## START RAW DATA
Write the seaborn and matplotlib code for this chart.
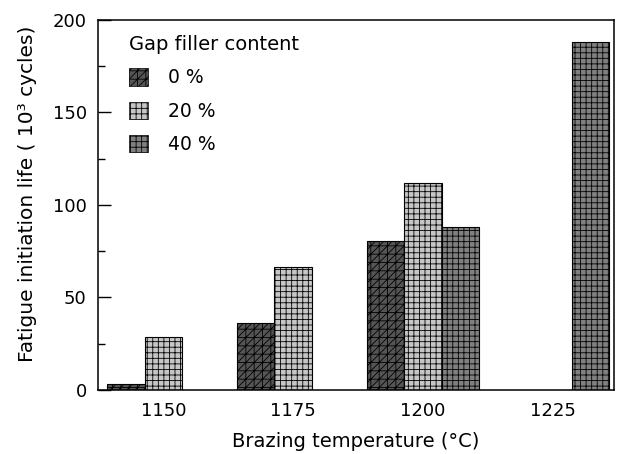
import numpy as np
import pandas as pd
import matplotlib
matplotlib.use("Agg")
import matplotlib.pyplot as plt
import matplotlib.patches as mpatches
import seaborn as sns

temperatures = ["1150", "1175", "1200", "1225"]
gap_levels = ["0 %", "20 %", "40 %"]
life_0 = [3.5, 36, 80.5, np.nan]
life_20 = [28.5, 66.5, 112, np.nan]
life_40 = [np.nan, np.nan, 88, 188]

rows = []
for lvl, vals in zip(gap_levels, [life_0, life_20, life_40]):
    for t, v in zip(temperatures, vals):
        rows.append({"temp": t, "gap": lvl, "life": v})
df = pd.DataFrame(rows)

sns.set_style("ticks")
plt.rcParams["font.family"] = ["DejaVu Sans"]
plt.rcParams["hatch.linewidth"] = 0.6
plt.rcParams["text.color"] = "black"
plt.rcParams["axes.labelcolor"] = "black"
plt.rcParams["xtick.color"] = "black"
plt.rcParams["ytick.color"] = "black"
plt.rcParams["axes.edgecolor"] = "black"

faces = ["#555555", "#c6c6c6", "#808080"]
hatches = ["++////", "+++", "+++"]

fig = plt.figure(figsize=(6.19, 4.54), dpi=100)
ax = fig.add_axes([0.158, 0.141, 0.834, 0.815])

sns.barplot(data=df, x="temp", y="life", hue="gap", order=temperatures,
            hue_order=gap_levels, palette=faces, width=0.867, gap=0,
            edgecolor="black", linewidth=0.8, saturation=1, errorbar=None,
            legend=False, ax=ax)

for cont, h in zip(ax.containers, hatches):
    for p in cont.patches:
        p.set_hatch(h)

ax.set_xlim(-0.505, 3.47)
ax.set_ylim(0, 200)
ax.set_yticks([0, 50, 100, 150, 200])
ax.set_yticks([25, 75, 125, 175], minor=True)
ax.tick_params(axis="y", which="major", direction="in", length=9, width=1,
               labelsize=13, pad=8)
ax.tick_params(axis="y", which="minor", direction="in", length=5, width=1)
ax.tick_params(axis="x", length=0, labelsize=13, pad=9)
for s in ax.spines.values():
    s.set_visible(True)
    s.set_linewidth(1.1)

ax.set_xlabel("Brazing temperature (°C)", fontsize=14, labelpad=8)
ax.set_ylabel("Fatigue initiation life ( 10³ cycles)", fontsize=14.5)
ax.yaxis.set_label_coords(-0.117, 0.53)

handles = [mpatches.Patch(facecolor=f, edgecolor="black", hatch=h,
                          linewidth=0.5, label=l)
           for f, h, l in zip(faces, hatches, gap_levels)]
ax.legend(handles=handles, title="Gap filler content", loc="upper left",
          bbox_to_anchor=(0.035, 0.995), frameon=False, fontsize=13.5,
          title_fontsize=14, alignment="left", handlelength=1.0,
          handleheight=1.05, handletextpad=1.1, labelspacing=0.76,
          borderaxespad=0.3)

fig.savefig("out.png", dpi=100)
## END RAW DATA
WHAT THE EXERCISE ASKS: From the first line above through the line containing "ax.yaxis.set_label_coords(-0.117, 0.53)", copy everything exactly, without the pictures.

OUTPUT BELOW:
Write the seaborn and matplotlib code for this chart.
import numpy as np
import pandas as pd
import matplotlib
matplotlib.use("Agg")
import matplotlib.pyplot as plt
import matplotlib.patches as mpatches
import seaborn as sns

temperatures = ["1150", "1175", "1200", "1225"]
gap_levels = ["0 %", "20 %", "40 %"]
life_0 = [3.5, 36, 80.5, np.nan]
life_20 = [28.5, 66.5, 112, np.nan]
life_40 = [np.nan, np.nan, 88, 188]

rows = []
for lvl, vals in zip(gap_levels, [life_0, life_20, life_40]):
    for t, v in zip(temperatures, vals):
        rows.append({"temp": t, "gap": lvl, "life": v})
df = pd.DataFrame(rows)

sns.set_style("ticks")
plt.rcParams["font.family"] = ["DejaVu Sans"]
plt.rcParams["hatch.linewidth"] = 0.6
plt.rcParams["text.color"] = "black"
plt.rcParams["axes.labelcolor"] = "black"
plt.rcParams["xtick.color"] = "black"
plt.rcParams["ytick.color"] = "black"
plt.rcParams["axes.edgecolor"] = "black"

faces = ["#555555", "#c6c6c6", "#808080"]
hatches = ["++////", "+++", "+++"]

fig = plt.figure(figsize=(6.19, 4.54), dpi=100)
ax = fig.add_axes([0.158, 0.141, 0.834, 0.815])

sns.barplot(data=df, x="temp", y="life", hue="gap", order=temperatures,
            hue_order=gap_levels, palette=faces, width=0.867, gap=0,
            edgecolor="black", linewidth=0.8, saturation=1, errorbar=None,
            legend=False, ax=ax)

for cont, h in zip(ax.containers, hatches):
    for p in cont.patches:
        p.set_hatch(h)

ax.set_xlim(-0.505, 3.47)
ax.set_ylim(0, 200)
ax.set_yticks([0, 50, 100, 150, 200])
ax.set_yticks([25, 75, 125, 175], minor=True)
ax.tick_params(axis="y", which="major", direction="in", length=9, width=1,
               labelsize=13, pad=8)
ax.tick_params(axis="y", which="minor", direction="in", length=5, width=1)
ax.tick_params(axis="x", length=0, labelsize=13, pad=9)
for s in ax.spines.values():
    s.set_visible(True)
    s.set_linewidth(1.1)

ax.set_xlabel("Brazing temperature (°C)", fontsize=14, labelpad=8)
ax.set_ylabel("Fatigue initiation life ( 10³ cycles)", fontsize=14.5)
ax.yaxis.set_label_coords(-0.117, 0.53)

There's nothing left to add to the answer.